Thou who art of purer eyes than to behold evil

and canst not look on wrong,

Why dost thou look on faithless men,

and art silent when the wicked swallows up
the man more righteous than he?

For thou makest men like the fish of the sea,

like crawling things that have no ruler.

He (the Chaldean) brings all of them up with a hook,

he drags them out with his net,

He gathers them in his seine;

so he rejoices and exults.

Therefore he sacrifices to his net

and burns incense to his seine;

for by them he lives in luxury,

and his food is rich.

Is he then to keep on emptying his net,

and mercilessly slaying nations for ever? (Habakkuk 1:12-17)

To the prophet the Kingdom of God was being twisted all out of shape. The victory of evil over good was too real, screwing men's faith down to the very limits of endurance. Nevertheless, God's response to his perplexity demanded that he live by his faith. (Habakkuk 2:4)

Foreseeing that godly men would ever be perplexed by the apparent weakness and failure of the Kingdom of God, as they judge its progress in a chaotic world before the appointed time for judgment, did Jesus just take Habakkuk's illustration of the net and turn it right side out? The real net is not in the hands of evil men or godless empires endlessly gobbling up defenseless people, good and bad alike. The true seine is in the hands of the living God whose government slowly, solemnly draws all men closer into His control, some to their everlasting destruction, others to the eternal life of God itself.

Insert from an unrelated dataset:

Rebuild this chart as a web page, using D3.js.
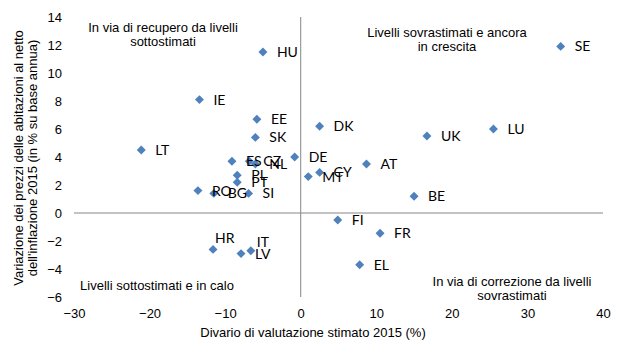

And Jesus-' Parable of the Dragnet, like God's answer to Habakkuk, while revealing the final victory of Jehovah, demands that the believer bow in humble submission to His rule, even if he does not understand it all nor can see the outcome on the horizon.

FACT QUESTIONS

1.

In what way is the Parable of the Dragnet similar to the Parable of the Tares? List the various points of resemblance.

2.

Summarize in one sharply pointed sentence the teaching of this story.

3.

Describe the net used by Jesus to create this illustration and then indicate the way it is used in fishing.

4.

Explain how this parable illustrates the Kingdom of God.